A. Yes, of course there is (assuming we are talking about rigid foam installed above the roof sheathing). Even though there is no need for insulation over roof overhangs, you'll still need some type of shim or material to make the surface co-planar. If you need 2 inches or 4 inches of material over the roof overhangs for this purpose -- to match the thickness of rigid foam on the main area of the roof -- the cheapest way to proceed (considering both labor and materials) is usually to just extend the same type of rigid foam you're using for the rest of the roof.

Q. "Should one ever consider insulating a porch roof--especially when that roof extends from over the conditioned space?"

A. The same analysis applies. For a small porch, extending the rigid foam may be the easiest way to proceed. If it's a large porch, it may make sense to raise the height of the porch rafters, or to add 2x4 sleepers of some kind, over the porch instead of shimming with rigid foam.

Aug 9, 2017 1:08 PM ET

SIP panel roof
by Mark Heizer

GBA has covered rot in SIP roofs and lessons-learned: moisture will get into the assembly. This may not have the top sheathing of a SIP, but close enough to consider the side-effects. Might want to consider treating similarly with vapor relief at the upper end. Otherwise, the 2x's might see similar fate. The work also appears to be above a bathroom (more moisture than normal); upsized bath fan might help a little.

Aug 9, 2017 2:44 PM ET

overhang insulation
by Jon R

Some say that the sun warms the walls and this heat rises to the overhang area and causes ice dams.

Aug 9, 2017 4:00 PM ET

Response to Jon R
by Martin Holladay

Good point. In case GBA readers missed Jon's point -- which he didn't make explicitly -- here it is: insulating a roof overhang on the south side of a house can limit potential ice dams caused by solar heat gain on the south-facing siding.

Aug 10, 2017 5:40 AM ET

I thought COLD eves create ice dams... (5, 6)
by Skip Harris

My understanding is that the snow melts on the warm roof and runs down to the cold eves. Warm eves should be a way to stop this, as evidenced by folks installing heating cable on their eves...

Aug 10, 2017 5:46 AM ET

Edited Aug 10, 2017 5:47 AM ET.

NOT a SIP! (response to 4)
by Skip Harris

Isn't the issue with SIP roofs the fact that they leak at the joints if those are not well-sealed? The owner, here, is attempting to create a jointless SIP (well, IP) and that seems like the perfect solution.

My only question here is using tape for sealing to the insulation. This SHOULD work, at least with foil-faced isocyanurate, but I'd prefer something like Grace Ice and Water Shield, especially for making the air-tight tie to the other sections of roof when those are eventually modified.

Aug 10, 2017 6:00 AM ET

Response to Skip Harris (Comment #7)
by Martin Holladay

If you want to prevent ice dams, the best approach is to design a roof system that results in uniformly cold roofing -- from the eaves to the ridge. The colder the roofing, the better the roof system will resist ice dams.

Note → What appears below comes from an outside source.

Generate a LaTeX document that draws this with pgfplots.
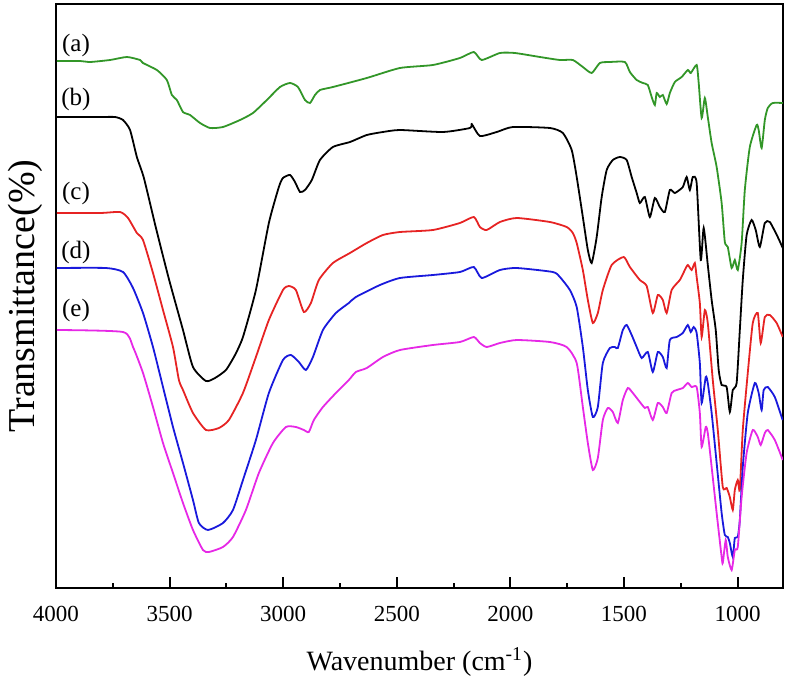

Installing heating cables at the eaves to melt accumulating ice is a band-aid approach that wastes energy. GBA has never advocated the use of heating cables at eaves to address ice dams.

If solar heat gain (on the siding) is warming the eaves, the heat can melt snow sitting on the roof. In some cases, the liquid water resulting from this snow melting process can freeze in the evening, setting the scene for ice damming problems. One way to address this type of solar heat gain is to insulate the roof overhang, to separate the hot soffit from the roofing above.

Aug 10, 2017 6:04 AM ET

Response to Skip Harris (Comment #8)
by Martin Holladay

You are right that this house does not have a SIP roof, and that the problems encountered here differ in important ways from problems with leaky SIP roofs.

That said, there is a basic lesson here: Any time a builder attempts to seal a crack with canned spray foam -- whether the crack is between two adjacent SIPs, or whether the crack is between rigid foam and a rafter in a cut-and-cobble installation -- it's worth remembering that air leakage is still possible. Canned spray foam in this type of seam is not a long-term solution in a roof system.